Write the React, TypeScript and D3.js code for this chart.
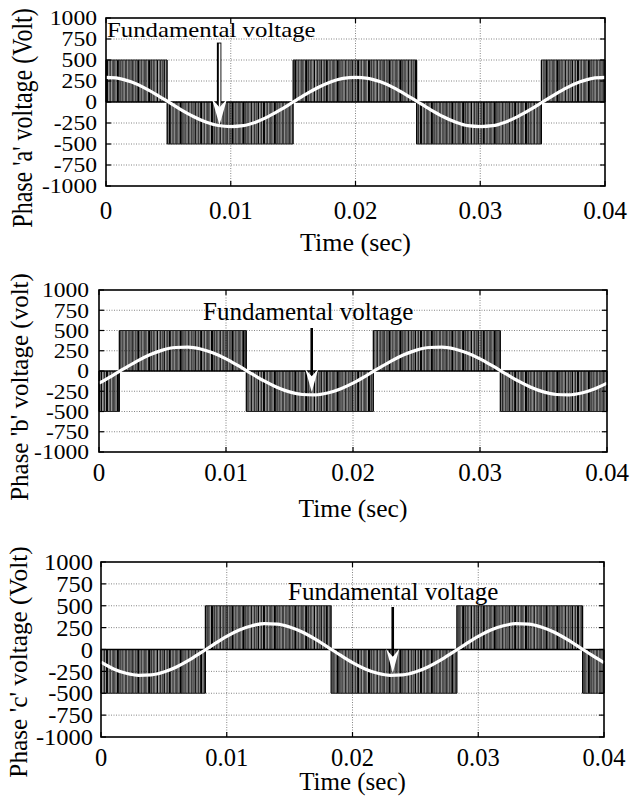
import React from 'react';
import * as d3 from 'd3';

// ---------- DATA ----------
const sampleTimes = [
  0, 0.001, 0.002, 0.003, 0.004, 0.005, 0.006, 0.007, 0.008, 0.009,
  0.01, 0.011, 0.012, 0.013, 0.014, 0.015, 0.016, 0.017, 0.018, 0.019,
  0.02, 0.021, 0.022, 0.023, 0.024, 0.025, 0.026, 0.027, 0.028, 0.029,
  0.03, 0.031, 0.032, 0.033, 0.034, 0.035, 0.036, 0.037, 0.038, 0.039, 0.04,
];

const fundA = [
  292, 282, 240, 174, 92, 2, -90, -172, -238, -280,
  -292, -282, -240, -174, -92, 0, 90, 172, 238, 282,
  292, 282, 240, 174, 92, 0, -90, -172, -238, -282,
  -292, -282, -240, -174, -92, 0, 92, 174, 240, 282, 292,
];
const fundB = [
  -150, -62, 31, 122, 200, 258, 290, 295, 272, 222,
  150, 62, -31, -122, -200, -258, -290, -295, -272, -222,
  -150, -62, 31, 122, 200, 258, 290, 295, 272, 222,
  150, 62, -31, -122, -200, -258, -290, -295, -272, -222, -150,
];
const fundC = [
  -145, -222, -272, -295, -290, -258, -200, -122, -31, 62,
  150, 222, 272, 295, 290, 258, 200, 122, 31, -62,
  -150, -222, -272, -295, -290, -258, -200, -122, -31, 62,
  150, 222, 272, 295, 290, 258, 200, 122, 31, -62, -150,
];

// PWM blocks: [start time, end time, pulse level]
const pwmA: [number, number, number][] = [
  [0, 0.0049, 500], [0.0049, 0.015, -500], [0.015, 0.0249, 500], [0.0249, 0.0349, -500], [0.0349, 0.04, 500],
];
const pwmB: [number, number, number][] = [
  [0, 0.0016, -500], [0.0016, 0.0116, 500], [0.0116, 0.0216, -500], [0.0216, 0.0316, 500], [0.0316, 0.04, -500],
];
const pwmC: [number, number, number][] = [
  [0, 0.0083, -500], [0.0083, 0.0183, 500], [0.0183, 0.0283, -500], [0.0283, 0.0383, 500], [0.0383, 0.04, -500],
];

const yTicks = [1000, 750, 500, 250, 0, -250, -500, -750, -1000];
const xTicks = [0, 0.01, 0.02, 0.03, 0.04];
const xTickLabels = ['0', '0.01', '0.02', '0.03', '0.04'];
const yAxisLabels = ["Phase 'a' voltage (Volt)", "Phase 'b' voltage (volt)", "Phase 'c' voltage (Volt)"];
const xAxisLabel = 'Time (sec)';
const annotationText = 'Fundamental voltage';
// arrow: time, top value, tip value
const arrowTimes = [0.0091, 0.01675, 0.0232];
const arrowTops = [702, 531, 486];
const arrowTips = [-274, -259, -269];

const fundamentals = [fundA, fundB, fundC];
const pwms = [pwmA, pwmB, pwmC];

// ---------- LAYOUT ----------
const layouts = [
  { x0: 106, x1: 605, y0: 18, y1: 186, ytF: 20, ytSx: 1.18, ytGap: 9, xtF: 25, xtBase: 219,
    xlF: 26, xlBase: 251, ylX: 32, ylCy: 118, ylF: 24, ylSx: 1.25,
    annX: 107, annBase: 37, annF: 20, annSx: 1.24, headW: 15, headL: 26, outline: true },
  { x0: 99, x1: 607, y0: 290, y1: 452, ytF: 22, ytSx: 1.07, ytGap: 10, xtF: 25, xtBase: 481,
    xlF: 25.5, xlBase: 517, ylX: 28, ylCy: 387, ylF: 25, ylSx: 1,
    annX: 203, annBase: 320, annF: 25, annSx: 1, headW: 13, headL: 23, outline: false },
  { x0: 101, x1: 604, y0: 562, y1: 737, ytF: 24, ytSx: 1.02, ytGap: 8, xtF: 24.5, xtBase: 766,
    xlF: 25, xlBase: 790, ylX: 27, ylCy: 662, ylF: 25.3, ylSx: 1,
    annX: 288, annBase: 600, annF: 25, annSx: 1, headW: 13, headL: 24, outline: false },
];

const FONT = "'Liberation Serif', 'Times New Roman', Times, serif";

function Txt({ x, y, sx = 1, size, anchor = 'start', rotate = false, dy, children }: any) {
  return (
    <text
      transform={`translate(${x},${y}) scale(${sx},1)${rotate ? ' rotate(-90)' : ''}`}
      style={{ fontFamily: FONT, fontSize: size + 'px' }}
      textAnchor={anchor}
      dy={dy}
      fill="#000"
    >
      {children}
    </text>
  );
}

// irregular vertical-stroke texture used to render the dense PWM pulses
const hatchBars = [
  [0, 1.1], [1.7, 0.8], [3.1, 1.3], [5, 0.7], [6.3, 1.6], [8.5, 0.9], [10, 1.2],
  [11.8, 2.2], [14.5, 0.8], [15.9, 1.1], [17.6, 0.7], [18.9, 1.4], [21, 0.9],
  [22.5, 2.6], [25.6, 0.8], [27, 1.2], [28.8, 0.9], [30.2, 0.8],
];

function Panel({ idx }: { idx: number }) {
  const L = layouts[idx];
  const x = d3.scaleLinear().domain([0, 0.04]).range([L.x0, L.x1]);
  const y = d3.scaleLinear().domain([-1000, 1000]).range([L.y1, L.y0]);
  const fund = fundamentals[idx];
  const line = d3
    .line<number>()
    .x((_, i) => x(sampleTimes[i]))
    .y((d) => y(d))
    .curve(d3.curveMonotoneX);

  const ax = x(arrowTimes[idx]);
  const aTop = y(arrowTops[idx]);
  const aTip = y(arrowTips[idx]);
  const hb = aTip - L.headL;
  const notch = aTip - L.headL * 0.68;

  return (
    <g>
      {/* grid */}
      {yTicks.slice(1, -1).map((t) => (
        <line key={'gy' + t} x1={L.x0} x2={L.x1} y1={y(t)} y2={y(t)} stroke="#777" strokeWidth={0.9} strokeDasharray="1 1.5" />
      ))}
      {xTicks.slice(1, -1).map((t) => (
        <line key={'gx' + t} x1={x(t)} x2={x(t)} y1={L.y0} y2={L.y1} stroke="#777" strokeWidth={0.9} strokeDasharray="1 1.5" />
      ))}
      {/* PWM blocks */}
      {pwms[idx].map(([s, e, lv], i) => (
        <g key={'b' + i}>
          <rect
            x={x(s)}
            width={x(e) - x(s)}
            y={Math.min(y(lv), y(0))}
            height={Math.abs(y(lv) - y(0))}
            fill="url(#hatch)"
          />
          <line x1={x(s)} x2={x(s)} y1={y(0)} y2={y(lv)} stroke="#000" strokeWidth={1.2} />
          <line x1={x(e)} x2={x(e)} y1={y(0)} y2={y(lv)} stroke="#000" strokeWidth={1.2} />
          <line x1={x(s)} x2={x(e)} y1={y(0)} y2={y(0)} stroke="#000" strokeWidth={1.4} />
          <line x1={x(s)} x2={x(e)} y1={y(lv)} y2={y(lv)} stroke="#222" strokeWidth={1} />
        </g>
      ))}
      {/* fundamental */}
      <path d={line(fund) || ''} fill="none" stroke="#fff" strokeWidth={3.2} strokeLinejoin="round" />
      {/* arrow */}
      {L.outline ? (
        <g>
          <rect x={ax - 2.2} y={aTop} width={3.6} height={notch - aTop} fill="#fff" stroke="#000" strokeWidth={0.9} />
          <line x1={ax - 1.6} x2={ax - 1.6} y1={aTop} y2={notch} stroke="#000" strokeWidth={1.8} />
        </g>
      ) : (
        <line x1={ax} x2={ax} y1={aTop} y2={notch} stroke="#000" strokeWidth={2.6} />
      )}
      <path
        d={`M${ax},${aTip} L${ax - L.headW / 2},${hb} L${ax},${notch} L${ax + L.headW / 2},${hb} Z`}
        fill="#fff"
      />
      {/* frame */}
      <rect x={L.x0} y={L.y0} width={L.x1 - L.x0} height={L.y1 - L.y0} fill="none" stroke="#000" strokeWidth={1.6} />
      {/* ticks */}
      {yTicks.map((t) => (
        <g key={'ty' + t}>
          <line x1={L.x0} x2={L.x0 + 5} y1={y(t)} y2={y(t)} stroke="#000" strokeWidth={1.2} />
          <line x1={L.x1 - 5} x2={L.x1} y1={y(t)} y2={y(t)} stroke="#000" strokeWidth={1.2} />
        </g>
      ))}
      {xTicks.map((t) => (
        <g key={'tx' + t}>
          <line x1={x(t)} x2={x(t)} y1={L.y1} y2={L.y1 - 5} stroke="#000" strokeWidth={1.2} />
          <line x1={x(t)} x2={x(t)} y1={L.y0} y2={L.y0 + 5} stroke="#000" strokeWidth={1.2} />
        </g>
      ))}
      {/* tick labels */}
      {yTicks.map((t) => (
        <Txt key={'ly' + t} x={L.x0 - L.ytGap} y={y(t)} sx={L.ytSx} size={L.ytF} anchor="end" dy="0.34em">
          {String(t)}
        </Txt>
      ))}
      {xTicks.map((t, i) => (
        <Txt key={'lx' + t} x={x(t)} y={L.xtBase} size={L.xtF} anchor="middle">
          {xTickLabels[i]}
        </Txt>
      ))}
      {/* axis labels */}
      <Txt x={(L.x0 + L.x1) / 2} y={L.xlBase} size={L.xlF} anchor="middle">
        {xAxisLabel}
      </Txt>
      <Txt x={L.ylX} y={L.ylCy} sx={L.ylSx} size={L.ylF} anchor="middle" rotate>
        {yAxisLabels[idx]}
      </Txt>
      {/* annotation */}
      <Txt x={L.annX} y={L.annBase} sx={L.annSx} size={L.annF}>
        {annotationText}
      </Txt>
    </g>
  );
}

export default function App() {
  return (
    <svg
      width={631}
      height={807}
      viewBox="0 0 631 807"
      style={{ position: 'absolute', left: 0, top: 0, background: '#fff' }}
    >
      <defs>
        <pattern id="hatch" patternUnits="userSpaceOnUse" width={31.4} height={4}>
          {hatchBars.map(([bx, bw], i) => (
            <rect key={i} x={bx} y={0} width={bw} height={4} fill="#000" />
          ))}
        </pattern>
      </defs>
      <rect x={0} y={0} width={631} height={807} fill="#fff" />
      {[0, 1, 2].map((i) => (
        <Panel key={i} idx={i} />
      ))}
    </svg>
  );
}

** Directive **
From the opening line of the listing above through the line bearing "const pwms = [pwmA, pwmB, pwmC];", repeat each line exactly. Drop every picture.

** Exercise output **
Write the React, TypeScript and D3.js code for this chart.
import React from 'react';
import * as d3 from 'd3';

// ---------- DATA ----------
const sampleTimes = [
  0, 0.001, 0.002, 0.003, 0.004, 0.005, 0.006, 0.007, 0.008, 0.009,
  0.01, 0.011, 0.012, 0.013, 0.014, 0.015, 0.016, 0.017, 0.018, 0.019,
  0.02, 0.021, 0.022, 0.023, 0.024, 0.025, 0.026, 0.027, 0.028, 0.029,
  0.03, 0.031, 0.032, 0.033, 0.034, 0.035, 0.036, 0.037, 0.038, 0.039, 0.04,
];

const fundA = [
  292, 282, 240, 174, 92, 2, -90, -172, -238, -280,
  -292, -282, -240, -174, -92, 0, 90, 172, 238, 282,
  292, 282, 240, 174, 92, 0, -90, -172, -238, -282,
  -292, -282, -240, -174, -92, 0, 92, 174, 240, 282, 292,
];
const fundB = [
  -150, -62, 31, 122, 200, 258, 290, 295, 272, 222,
  150, 62, -31, -122, -200, -258, -290, -295, -272, -222,
  -150, -62, 31, 122, 200, 258, 290, 295, 272, 222,
  150, 62, -31, -122, -200, -258, -290, -295, -272, -222, -150,
];
const fundC = [
  -145, -222, -272, -295, -290, -258, -200, -122, -31, 62,
  150, 222, 272, 295, 290, 258, 200, 122, 31, -62,
  -150, -222, -272, -295, -290, -258, -200, -122, -31, 62,
  150, 222, 272, 295, 290, 258, 200, 122, 31, -62, -150,
];

// PWM blocks: [start time, end time, pulse level]
const pwmA: [number, number, number][] = [
  [0, 0.0049, 500], [0.0049, 0.015, -500], [0.015, 0.0249, 500], [0.0249, 0.0349, -500], [0.0349, 0.04, 500],
];
const pwmB: [number, number, number][] = [
  [0, 0.0016, -500], [0.0016, 0.0116, 500], [0.0116, 0.0216, -500], [0.0216, 0.0316, 500], [0.0316, 0.04, -500],
];
const pwmC: [number, number, number][] = [
  [0, 0.0083, -500], [0.0083, 0.0183, 500], [0.0183, 0.0283, -500], [0.0283, 0.0383, 500], [0.0383, 0.04, -500],
];

const yTicks = [1000, 750, 500, 250, 0, -250, -500, -750, -1000];
const xTicks = [0, 0.01, 0.02, 0.03, 0.04];
const xTickLabels = ['0', '0.01', '0.02', '0.03', '0.04'];
const yAxisLabels = ["Phase 'a' voltage (Volt)", "Phase 'b' voltage (volt)", "Phase 'c' voltage (Volt)"];
const xAxisLabel = 'Time (sec)';
const annotationText = 'Fundamental voltage';
// arrow: time, top value, tip value
const arrowTimes = [0.0091, 0.01675, 0.0232];
const arrowTops = [702, 531, 486];
const arrowTips = [-274, -259, -269];

const fundamentals = [fundA, fundB, fundC];
const pwms = [pwmA, pwmB, pwmC];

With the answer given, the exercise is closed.